Breaking an encryption algorithm is basically finding the key to the access the encrypted data in plain text. For symmetric algorithms, breaking the algorithm usually means trying to determine the key used to encrypt the text. For a public key algorithm, breaking the algorithm usually means acquiring the shared secret information between two recipients.
One method of breaking a symmetric algorithm is to simply try every key within the full algorithm until the right key is found. For public key algorithms, since half of the key pair is publicly known, the other half (private key) can be derived using published, though complex, mathematical calculations. Manually finding the key to break an algorithm is called a brute force attack.
Breaking an algorithm introduces the risk of intercepting, or even impersonating and fraudulently verifying, private information.
The key strength of an algorithm is determined by finding the fastest method to break the algorithm and comparing it to a brute force attack.

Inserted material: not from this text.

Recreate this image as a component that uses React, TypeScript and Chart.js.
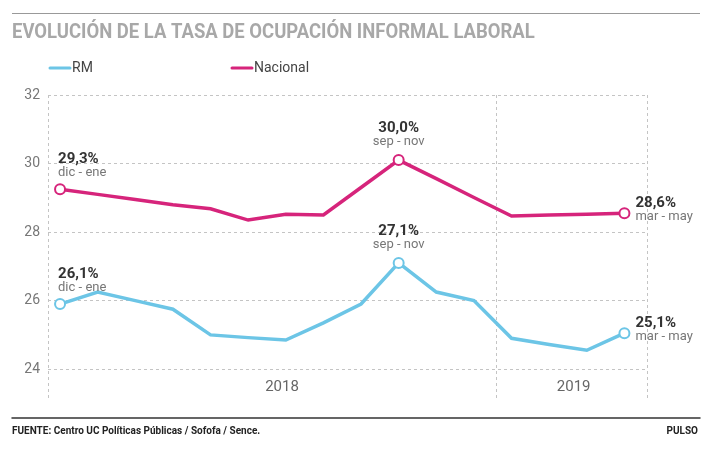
import React, { useEffect, useRef } from "react";
import { Chart, registerables } from "chart.js";
Chart.register(...registerables);

const periods = ["dic - ene","ene - mar","feb - abr","mar - may","abr - jun","may - jul","jun - ago","jul - sep","ago - oct","sep - nov","oct - dic","nov - ene","dic - feb","ene - mar","feb - abr","mar - may"];
const rmValues = [25.9, 26.25, 26.0, 25.75, 25.0, 24.92, 24.85, 25.35, 25.9, 27.1, 26.25, 26.0, 24.9, 24.72, 24.55, 25.05];
const nacValues = [29.25, 29.1, 28.95, 28.8, 28.68, 28.35, 28.52, 28.5, 29.3, 30.1, 29.56, 29.01, 28.47, 28.5, 28.52, 28.55];
const yTicks = [24, 26, 28, 30, 32];
const gridPositions = [-0.32, 11.6, 15.6];
const yearLabels = [{ label: "2018", pos: 5.9 }, { label: "2019", pos: 13.65 }];
const highlight = [0, 9, 15];
const annotations = [
  { ds: 1, i: 0, value: "29,3%", sub: "dic - ene", mode: "left" },
  { ds: 1, i: 9, value: "30,0%", sub: "sep - nov", mode: "top" },
  { ds: 1, i: 15, value: "28,6%", sub: "mar - may", mode: "right" },
  { ds: 0, i: 0, value: "26,1%", sub: "dic - ene", mode: "left" },
  { ds: 0, i: 9, value: "27,1%", sub: "sep - nov", mode: "top" },
  { ds: 0, i: 15, value: "25,1%", sub: "mar - may", mode: "right" },
];

const RM = "#6cc5e6";
const NAC = "#d6247b";
const FONT = "'Roboto', sans-serif";

const decor = {
  id: "decor",
  afterDraw(chart: any) {
    const ctx = chart.ctx;
    const xs = chart.scales.x;
    ctx.save();
    ctx.strokeStyle = "#999"; ctx.lineWidth = 1;
    ctx.beginPath(); ctx.moveTo(12, 13.5); ctx.lineTo(700, 13.5); ctx.stroke();
    ctx.save();
    ctx.scale(0.88, 1);
    ctx.fillStyle = "#a8a8a8";
    ctx.font = `bold 21px ${FONT}`;
    ctx.textBaseline = "middle"; ctx.textAlign = "left";
    ctx.fillText("EVOLUCIÓN DE LA TASA DE OCUPACIÓN INFORMAL LABORAL", 12 / 0.88, 33);
    ctx.restore();
    ctx.textBaseline = "middle";
    const leg = [{ c: RM, t: "RM", x: 50 }, { c: NAC, t: "Nacional", x: 232 }];
    ctx.font = `14px ${FONT}`;
    leg.forEach((l) => {
      ctx.strokeStyle = l.c; ctx.lineWidth = 3; ctx.lineCap = "round";
      ctx.beginPath(); ctx.moveTo(l.x, 68); ctx.lineTo(l.x + 20, 68); ctx.stroke();
      ctx.fillStyle = "#444"; ctx.textAlign = "left"; ctx.fillText(l.t, l.x + 22, 68);
    });
    ctx.font = `15px ${FONT}`; ctx.fillStyle = "#666"; ctx.textAlign = "center";
    yearLabels.forEach((y) => ctx.fillText(y.label, xs.getPixelForValue(y.pos), 387));
    annotations.forEach((a) => {
      const pt = chart.getDatasetMeta(a.ds).data[a.i];
      let x = pt.x, y1, y2;
      if (a.mode === "left") { ctx.textAlign = "left"; x = pt.x - 2; y1 = pt.y - 30; y2 = pt.y - 16; }
      else if (a.mode === "top") { ctx.textAlign = "center"; y1 = pt.y - 32; y2 = pt.y - 18; }
      else { ctx.textAlign = "left"; x = pt.x + 11; y1 = pt.y - 10; y2 = pt.y + 4; }
      ctx.fillStyle = "#333"; ctx.font = `bold 15px ${FONT}`;
      ctx.fillText(a.value, x, y1);
      ctx.fillStyle = "#777"; ctx.font = `13px ${FONT}`;
      ctx.fillText(a.sub, x, y2);
    });
    ctx.strokeStyle = "#333"; ctx.lineWidth = 1.5;
    ctx.beginPath(); ctx.moveTo(12, 418); ctx.lineTo(700, 418); ctx.stroke();
    ctx.fillStyle = "#222"; ctx.font = `bold 10px ${FONT}`; ctx.textAlign = "left";
    ctx.fillText("FUENTE: Centro UC Políticas Públicas / Sofofa / Sence.", 12, 431);
    ctx.textAlign = "right"; ctx.fillText("PULSO", 698, 431);
    ctx.restore();
  },
};

export default function App() {
  const ref = useRef<HTMLCanvasElement>(null);
  useEffect(() => {
    const mk = (vals: number[]) => vals.map((v, i) => ({ x: i, y: v }));
    const ptR = (ctx: any) => (highlight.includes(ctx.dataIndex) ? 5 : 0);
    const chart = new Chart(ref.current!, {
      type: "line",
      data: {
        datasets: [
          { label: "RM", data: mk(rmValues), borderColor: RM, borderWidth: 3.5, pointRadius: ptR, pointBackgroundColor: "#fff", pointBorderColor: RM, pointBorderWidth: 2, tension: 0 },
          { label: "Nacional", data: mk(nacValues), borderColor: NAC, borderWidth: 3.5, pointRadius: ptR, pointBackgroundColor: "#fff", pointBorderColor: NAC, pointBorderWidth: 2, tension: 0 },
        ],
      },
      plugins: [decor],
      options: {
        animation: false,
        responsive: false,
        layout: { padding: { top: 95, right: 71, left: 0, bottom: 0 } },
        plugins: { legend: { display: false }, tooltip: { enabled: false } },
        scales: {
          x: {
            type: "linear", min: -0.32, max: 15.6,
            afterBuildTicks: (s: any) => { s.ticks = gridPositions.map((v) => ({ value: v })); },
            afterFit: (s: any) => { s.height = 49; },
            ticks: { display: false },
            border: { display: false, dash: [3, 3] },
            grid: { color: "#c4c4c4", lineWidth: 1, drawTicks: false },
          },
          y: {
            min: 23.1, max: 32,
            afterBuildTicks: (s: any) => { s.ticks = yTicks.map((v) => ({ value: v })); },
            afterFit: (s: any) => { s.width = 48; },
            ticks: { color: "#777", font: { family: FONT, size: 14 }, padding: 8 },
            border: { display: false, dash: [3, 3] },
            grid: { color: "#c4c4c4", drawTicks: false },
          },
        },
      } as any,
    });
    return () => chart.destroy();
  }, []);
  return (
    <div style={{ position: "fixed", left: 0, top: 0, width: 718, height: 449, background: "#fff" }}>
      <canvas ref={ref} width={718} height={449} style={{ width: 718, height: 449 }} />
    </div>
  );
}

For symmetric keys, encryption strength is often described in terms of the size or length of the keys used to perform the encryption: in general, longer keys provide stronger encryption. Key length is measured in bits. For example, 128-bit keys for use with the RC4 symmetric-key cipher supported by SSL provide significantly better cryptographic protection than 40-bit keys for use with the same cipher. Roughly speaking, 128-bit RC4 encryption is 3 x 1026 times stronger than 40-bit RC4 encryption. (For more information about RC4 and other ciphers used with SSL, see "Introduction to SSL.") An encryption key is considered full strength if the best known attack to break the key is no faster than a brute force attempt to test every key possibility.
Different ciphers may require different key lengths to achieve the same level of encryption strength. The RSA cipher used for public-key encryption, for example, can use only a subset of all possible values for a key of a given length, due to the nature of the mathematical problem on which it is based. Other ciphers, such as those used for symmetric key encryption, can use all possible values for a key of a given length, rather than a subset of those values.
Because it is relatively trivial to break an RSA key, an RSA public-key encryption cipher must have a very long key, at least 1024 bits, to be considered cryptographically strong. On the other hand, symmetric-key ciphers can achieve approximately the same level of strength with an 80-bit key for most algorithms.